> [MATERIAL PROVIDED]:
## BEGIN

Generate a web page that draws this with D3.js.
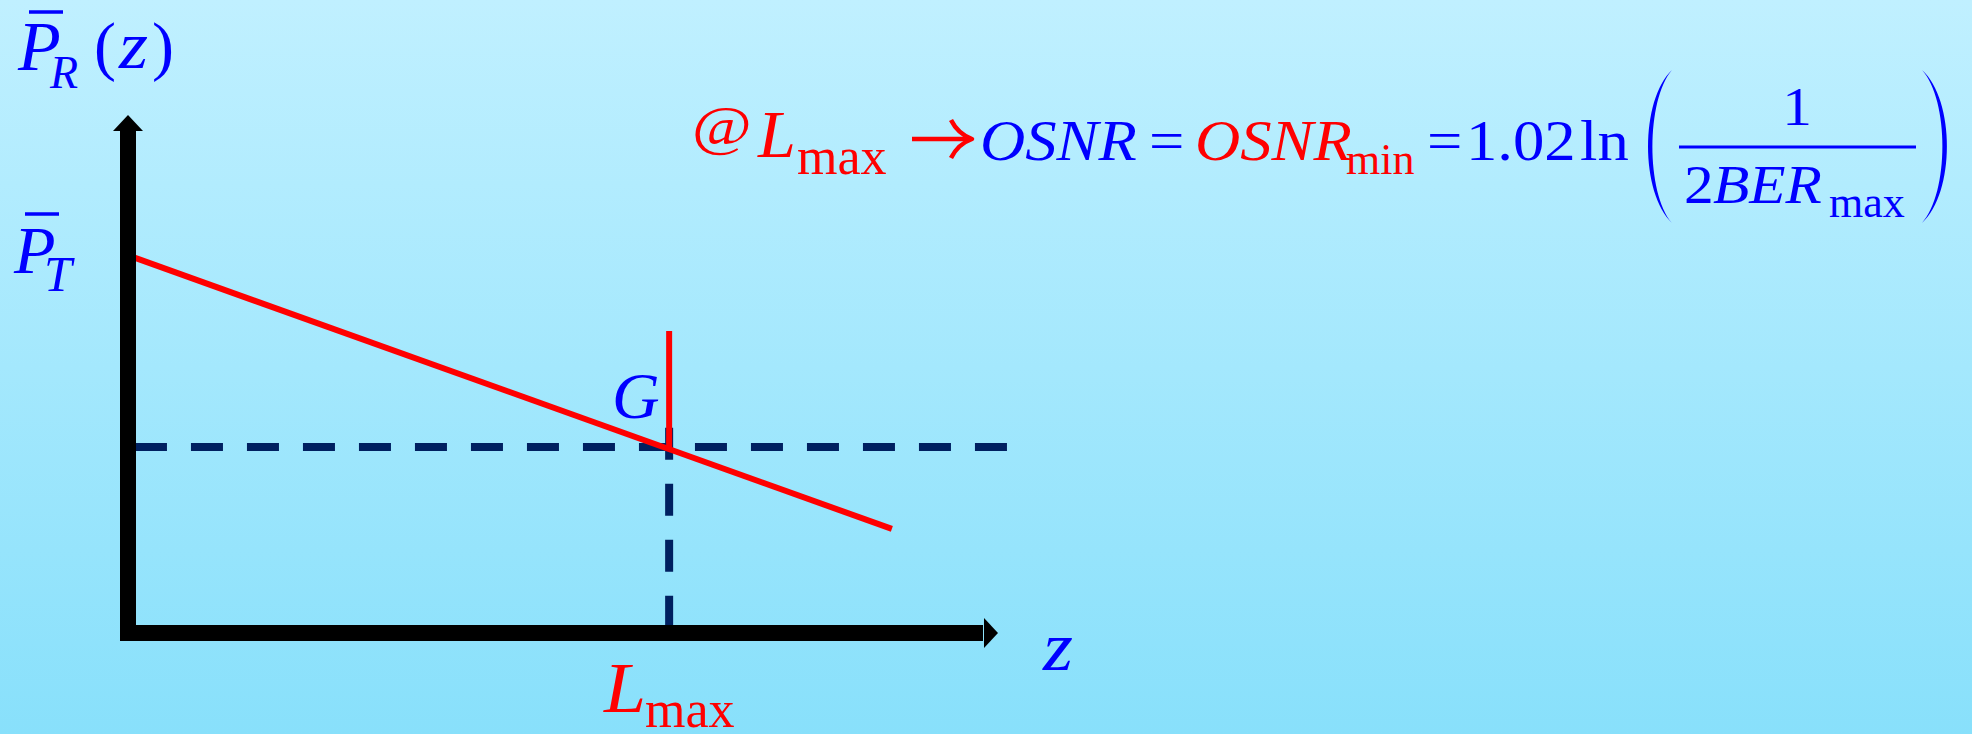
<!DOCTYPE html>
<html>
<head>
<meta charset="utf-8">
<script src="https://cdn.jsdelivr.net/npm/d3@7"></script>
<style>
html, body { margin: 0; padding: 0; overflow: hidden; }
</style>
</head>
<body>
<div id="chart"></div>
<script>
// axis extents (data units, arrow tips)
var axisZ = [0, 100];
var axisP = [0, 100];
// received power vs distance
var powerLine = [{z: 0.5, p: 72.6}, {z: 87.8, p: 20.1}];
// operating point G at L_max
var gPoint = {z: 62.2, p: 35.9};
var gMarkTop = 58.3;
// dashed guides
var hDash = [0.8, 101.1];
var vDash = [1.0, 39.6];

// text pieces
var yLabel = ['P', 'R', '(', 'z', ')'];
var ptLabel = ['P', 'T'];
var zLabel = 'z';
var gLabel = 'G';
var lmaxLabel = ['L', 'max'];
var eqLeft = ['@', 'L', 'max'];
var eqMid = ['OSNR', '=', 'OSNR', 'min', '=', '1.02', 'ln'];
var eqFrac = ['1', '2', 'BER', 'max'];

var W = 1972, H = 734;
var BLUE = '#0000ff', RED = '#ff0000', NAVY = '#002060';
var FONT = '"Liberation Serif", "Times New Roman", serif';

var svg = d3.select('#chart').append('svg')
    .attr('width', W)
    .attr('height', H);

var defs = svg.append('defs');
var grad = defs.append('linearGradient')
    .attr('id', 'bg')
    .attr('x1', 0).attr('y1', 0).attr('x2', 0).attr('y2', 1);
grad.append('stop').attr('offset', '0%').attr('stop-color', '#c0f0ff');
grad.append('stop').attr('offset', '100%').attr('stop-color', '#88e0fb');

svg.append('rect')
    .attr('width', W).attr('height', H)
    .attr('fill', 'url(#bg)');

var x = d3.scaleLinear().domain([0, 100]).range([128, 998]);
var y = d3.scaleLinear().domain([0, 100]).range([633, 115]);

// dashed guides
svg.append('line')
    .attr('x1', x(hDash[0])).attr('x2', x(hDash[1]))
    .attr('y1', y(gPoint.p)).attr('y2', y(gPoint.p))
    .attr('stroke', NAVY).attr('stroke-width', 8)
    .attr('stroke-dasharray', '32,24');
svg.append('line')
    .attr('x1', x(gPoint.z)).attr('x2', x(gPoint.z))
    .attr('y1', y(vDash[1])).attr('y2', y(vDash[0]))
    .attr('stroke', NAVY).attr('stroke-width', 8)
    .attr('stroke-dasharray', '32,24');

// power line
var line = d3.line()
    .x(function (d) { return x(d.z); })
    .y(function (d) { return y(d.p); });
svg.append('path')
    .attr('d', line(powerLine))
    .attr('stroke', RED).attr('stroke-width', 6)
    .attr('fill', 'none');

// red mark at G
svg.append('line')
    .attr('x1', x(gPoint.z)).attr('x2', x(gPoint.z))
    .attr('y1', y(gMarkTop)).attr('y2', y(gPoint.p))
    .attr('stroke', RED).attr('stroke-width', 6);

// axes with arrow heads
var head = 15;
svg.append('path')
    .attr('d', 'M' + x(0) + ',' + (y(axisP[1]) + head) +
        'L' + x(0) + ',' + y(0) +
        'L' + (x(axisZ[1]) - head) + ',' + y(0))
    .attr('stroke', '#000').attr('stroke-width', 16)
    .attr('stroke-linejoin', 'miter')
    .attr('fill', 'none');
svg.append('path')
    .attr('d', 'M' + x(0) + ',' + y(axisP[1]) +
        'L' + (x(0) + 15) + ',' + (y(axisP[1]) + 16) +
        'L' + (x(0) - 15) + ',' + (y(axisP[1]) + 16) + 'Z')
    .attr('fill', '#000');
svg.append('path')
    .attr('d', 'M' + x(axisZ[1]) + ',' + y(0) +
        'L' + (x(axisZ[1]) - 14) + ',' + (y(0) - 15) +
        'L' + (x(axisZ[1]) - 14) + ',' + (y(0) + 15) + 'Z')
    .attr('fill', '#000');

function txt(s, px, py, size, color, italic, sx, anchor) {
    return svg.append('text')
        .attr('transform', 'translate(' + px + ',' + py + ') scale(' + (sx || 1) + ',1)')
        .attr('font-family', FONT)
        .attr('font-size', size + 'px')
        .attr('font-style', italic ? 'italic' : 'normal')
        .attr('fill', color)
        .attr('text-anchor', anchor || 'start')
        .text(s);
}
function bar(x1, x2, py, w) {
    svg.append('line')
        .attr('x1', x1).attr('x2', x2)
        .attr('y1', py).attr('y2', py)
        .attr('stroke', BLUE).attr('stroke-width', w);
}

// y axis label  P̄_R(z)
txt(yLabel[0], 18, 70, 70, BLUE, true);
bar(29, 63, 12, 3.5);
txt(yLabel[1], 50, 88, 46, BLUE, true);
txt(yLabel[2], 94, 68, 66, BLUE, false);
txt(yLabel[3], 119, 68, 68, BLUE, true, 1.1);
txt(yLabel[4], 152, 68, 66, BLUE, false);

// P̄_T
txt(ptLabel[0], 14, 273, 68, BLUE, true);
bar(25, 59, 214, 3.5);
txt(ptLabel[1], 44, 291, 50, BLUE, true);

// G
txt(gLabel, 612, 418, 66, BLUE, true);

// L_max on the z axis
txt(lmaxLabel[0], 604, 712, 72, RED, true, 1.05);
txt(lmaxLabel[1], 645, 727, 52, RED, false);

// z
txt(zLabel, 1043, 670, 70, BLUE, true, 1.1);

// equation
var SX = 1.1;
txt(eqLeft[0], 692, 144, 54, RED, false, 1.2);
txt(eqLeft[1], 758, 157, 68, RED, true);
txt(eqLeft[2], 797, 174, 52, RED, false);

// arrow
svg.append('path')
    .attr('d', 'M912,139 L968,139')
    .attr('stroke', RED).attr('stroke-width', 4.5).attr('fill', 'none');
svg.append('path')
    .attr('d', 'M951,120 Q958,134 972,139 Q958,144 951,158')
    .attr('stroke', RED).attr('stroke-width', 4.5).attr('fill', 'none')
    .attr('stroke-linejoin', 'round');

txt(eqMid[0], 980, 160, 57, BLUE, true, SX);
txt(eqMid[1], 1149, 160, 57, BLUE, false, SX);
txt(eqMid[2], 1195, 160, 57, RED, true, SX);
txt(eqMid[3], 1346, 174, 44, RED, false);
txt(eqMid[4], 1427, 160, 57, BLUE, false, SX);
txt(eqMid[5], 1466, 160, 57, BLUE, false, SX);
txt(eqMid[6], 1580, 160, 57, BLUE, false, SX);

// big parentheses
function paren(xe, xm, top, bot, t) {
    var c = (xm - 0.25 * xe) / 0.75;
    var ci = c + (xm < xe ? t : -t) / 0.75;
    var d = 'M' + xe + ',' + top +
        'C' + c + ',' + (top + 30) + ' ' + c + ',' + (bot - 30) + ' ' + xe + ',' + bot +
        'C' + ci + ',' + (bot - 30) + ' ' + ci + ',' + (top + 30) + ' ' + xe + ',' + top + 'Z';
    svg.append('path').attr('d', d).attr('fill', BLUE);
}
paren(1672, 1648, 70, 223, 4.5);
paren(1922, 1947, 70, 223, 4.5);

// fraction
txt(eqFrac[0], 1797, 125, 54, BLUE, false, SX, 'middle');
bar(1679, 1916, 147, 3);
txt(eqFrac[1], 1684, 203, 54, BLUE, false, SX);
txt(eqFrac[2], 1713, 203, 54, BLUE, true, SX);
txt(eqFrac[3], 1829, 217, 44, BLUE, false);
</script>
</body>
</html>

## END

Working from the material above, transcribe it exactly while omitting pictures.

Generate a web page that draws this with D3.js.
<!DOCTYPE html>
<html>
<head>
<meta charset="utf-8">
<script src="https://cdn.jsdelivr.net/npm/d3@7"></script>
<style>
html, body { margin: 0; padding: 0; overflow: hidden; }
</style>
</head>
<body>
<div id="chart"></div>
<script>
// axis extents (data units, arrow tips)
var axisZ = [0, 100];
var axisP = [0, 100];
// received power vs distance
var powerLine = [{z: 0.5, p: 72.6}, {z: 87.8, p: 20.1}];
// operating point G at L_max
var gPoint = {z: 62.2, p: 35.9};
var gMarkTop = 58.3;
// dashed guides
var hDash = [0.8, 101.1];
var vDash = [1.0, 39.6];

// text pieces
var yLabel = ['P', 'R', '(', 'z', ')'];
var ptLabel = ['P', 'T'];
var zLabel = 'z';
var gLabel = 'G';
var lmaxLabel = ['L', 'max'];
var eqLeft = ['@', 'L', 'max'];
var eqMid = ['OSNR', '=', 'OSNR', 'min', '=', '1.02', 'ln'];
var eqFrac = ['1', '2', 'BER', 'max'];

var W = 1972, H = 734;
var BLUE = '#0000ff', RED = '#ff0000', NAVY = '#002060';
var FONT = '"Liberation Serif", "Times New Roman", serif';

var svg = d3.select('#chart').append('svg')
    .attr('width', W)
    .attr('height', H);

var defs = svg.append('defs');
var grad = defs.append('linearGradient')
    .attr('id', 'bg')
    .attr('x1', 0).attr('y1', 0).attr('x2', 0).attr('y2', 1);
grad.append('stop').attr('offset', '0%').attr('stop-color', '#c0f0ff');
grad.append('stop').attr('offset', '100%').attr('stop-color', '#88e0fb');

svg.append('rect')
    .attr('width', W).attr('height', H)
    .attr('fill', 'url(#bg)');

var x = d3.scaleLinear().domain([0, 100]).range([128, 998]);
var y = d3.scaleLinear().domain([0, 100]).range([633, 115]);

// dashed guides
svg.append('line')
    .attr('x1', x(hDash[0])).attr('x2', x(hDash[1]))
    .attr('y1', y(gPoint.p)).attr('y2', y(gPoint.p))
    .attr('stroke', NAVY).attr('stroke-width', 8)
    .attr('stroke-dasharray', '32,24');
svg.append('line')
    .attr('x1', x(gPoint.z)).attr('x2', x(gPoint.z))
    .attr('y1', y(vDash[1])).attr('y2', y(vDash[0]))
    .attr('stroke', NAVY).attr('stroke-width', 8)
    .attr('stroke-dasharray', '32,24');

// power line
var line = d3.line()
    .x(function (d) { return x(d.z); })
    .y(function (d) { return y(d.p); });
svg.append('path')
    .attr('d', line(powerLine))
    .attr('stroke', RED).attr('stroke-width', 6)
    .attr('fill', 'none');

// red mark at G
svg.append('line')
    .attr('x1', x(gPoint.z)).attr('x2', x(gPoint.z))
    .attr('y1', y(gMarkTop)).attr('y2', y(gPoint.p))
    .attr('stroke', RED).attr('stroke-width', 6);

// axes with arrow heads
var head = 15;
svg.append('path')
    .attr('d', 'M' + x(0) + ',' + (y(axisP[1]) + head) +
        'L' + x(0) + ',' + y(0) +
        'L' + (x(axisZ[1]) - head) + ',' + y(0))
    .attr('stroke', '#000').attr('stroke-width', 16)
    .attr('stroke-linejoin', 'miter')
    .attr('fill', 'none');
svg.append('path')
    .attr('d', 'M' + x(0) + ',' + y(axisP[1]) +
        'L' + (x(0) + 15) + ',' + (y(axisP[1]) + 16) +
        'L' + (x(0) - 15) + ',' + (y(axisP[1]) + 16) + 'Z')
    .attr('fill', '#000');
svg.append('path')
    .attr('d', 'M' + x(axisZ[1]) + ',' + y(0) +
        'L' + (x(axisZ[1]) - 14) + ',' + (y(0) - 15) +
        'L' + (x(axisZ[1]) - 14) + ',' + (y(0) + 15) + 'Z')
    .attr('fill', '#000');

function txt(s, px, py, size, color, italic, sx, anchor) {
    return svg.append('text')
        .attr('transform', 'translate(' + px + ',' + py + ') scale(' + (sx || 1) + ',1)')
        .attr('font-family', FONT)
        .attr('font-size', size + 'px')
        .attr('font-style', italic ? 'italic' : 'normal')
        .attr('fill', color)
        .attr('text-anchor', anchor || 'start')
        .text(s);
}
function bar(x1, x2, py, w) {
    svg.append('line')
        .attr('x1', x1).attr('x2', x2)
        .attr('y1', py).attr('y2', py)
        .attr('stroke', BLUE).attr('stroke-width', w);
}

// y axis label  P̄_R(z)
txt(yLabel[0], 18, 70, 70, BLUE, true);
bar(29, 63, 12, 3.5);
txt(yLabel[1], 50, 88, 46, BLUE, true);
txt(yLabel[2], 94, 68, 66, BLUE, false);
txt(yLabel[3], 119, 68, 68, BLUE, true, 1.1);
txt(yLabel[4], 152, 68, 66, BLUE, false);

// P̄_T
txt(ptLabel[0], 14, 273, 68, BLUE, true);
bar(25, 59, 214, 3.5);
txt(ptLabel[1], 44, 291, 50, BLUE, true);

// G
txt(gLabel, 612, 418, 66, BLUE, true);

// L_max on the z axis
txt(lmaxLabel[0], 604, 712, 72, RED, true, 1.05);
txt(lmaxLabel[1], 645, 727, 52, RED, false);

// z
txt(zLabel, 1043, 670, 70, BLUE, true, 1.1);

// equation
var SX = 1.1;
txt(eqLeft[0], 692, 144, 54, RED, false, 1.2);
txt(eqLeft[1], 758, 157, 68, RED, true);
txt(eqLeft[2], 797, 174, 52, RED, false);

// arrow
svg.append('path')
    .attr('d', 'M912,139 L968,139')
    .attr('stroke', RED).attr('stroke-width', 4.5).attr('fill', 'none');
svg.append('path')
    .attr('d', 'M951,120 Q958,134 972,139 Q958,144 951,158')
    .attr('stroke', RED).attr('stroke-width', 4.5).attr('fill', 'none')
    .attr('stroke-linejoin', 'round');

txt(eqMid[0], 980, 160, 57, BLUE, true, SX);
txt(eqMid[1], 1149, 160, 57, BLUE, false, SX);
txt(eqMid[2], 1195, 160, 57, RED, true, SX);
txt(eqMid[3], 1346, 174, 44, RED, false);
txt(eqMid[4], 1427, 160, 57, BLUE, false, SX);
txt(eqMid[5], 1466, 160, 57, BLUE, false, SX);
txt(eqMid[6], 1580, 160, 57, BLUE, false, SX);

// big parentheses
function paren(xe, xm, top, bot, t) {
    var c = (xm - 0.25 * xe) / 0.75;
    var ci = c + (xm < xe ? t : -t) / 0.75;
    var d = 'M' + xe + ',' + top +
        'C' + c + ',' + (top + 30) + ' ' + c + ',' + (bot - 30) + ' ' + xe + ',' + bot +
        'C' + ci + ',' + (bot - 30) + ' ' + ci + ',' + (top + 30) + ' ' + xe + ',' + top + 'Z';
    svg.append('path').attr('d', d).attr('fill', BLUE);
}
paren(1672, 1648, 70, 223, 4.5);
paren(1922, 1947, 70, 223, 4.5);

// fraction
txt(eqFrac[0], 1797, 125, 54, BLUE, false, SX, 'middle');
bar(1679, 1916, 147, 3);
txt(eqFrac[1], 1684, 203, 54, BLUE, false, SX);
txt(eqFrac[2], 1713, 203, 54, BLUE, true, SX);
txt(eqFrac[3], 1829, 217, 44, BLUE, false);
</script>
</body>
</html>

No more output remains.